What I Can Never Write About

Our 42nd Anniversary
Write what you know. Have you ever heard that advice? And yet, folks write historical, science fiction and fantasy novels. And I'm almost sure that most mystery writers have never been involved in a real murder investigation.

So what does it mean? I think when we write what we know, we are looking deep within ourselves for experiences that strike a common chord in our fellow beings. There have been few writers in the history of the world who have been able to cover the entire range of human experience. Shakespeare comes to mind.

The chances of my writing a believable story about a dysfunctional relationship or an unhappy marriage are practically nil. After forty-two years of wedded bliss, I am an expert on how great marriage can be. Unhappy marriages are a closed book to me. That kind of book is just not going to be in my oeuvre.
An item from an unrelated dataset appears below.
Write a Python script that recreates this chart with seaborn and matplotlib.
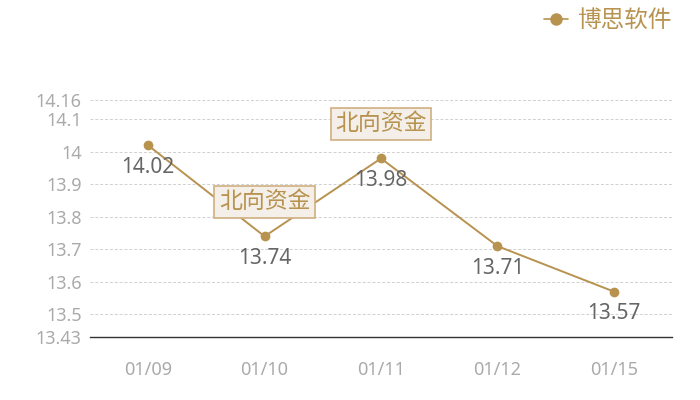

Novels require you to spend many months thinking about problems and conflict. I wouldn't even want to spend six months to a year thinking about husbands and wives who can't get along.

But I have plenty of other topics to write about with confidence. The joys and heartbreaks of parenthood. The challenges of childhood. The struggle to find that one right person. The process of soul searching. The role of gender in a woman's life.

I write romantic, humorous novels with happy endings because that's what I know. And I thank my husband Michael for that. Ours has a been a very happy journey. But without laughter, we would never have made it this far.

So happy anniversary to us. Forty-two years later, we've still got the fairy tale ending.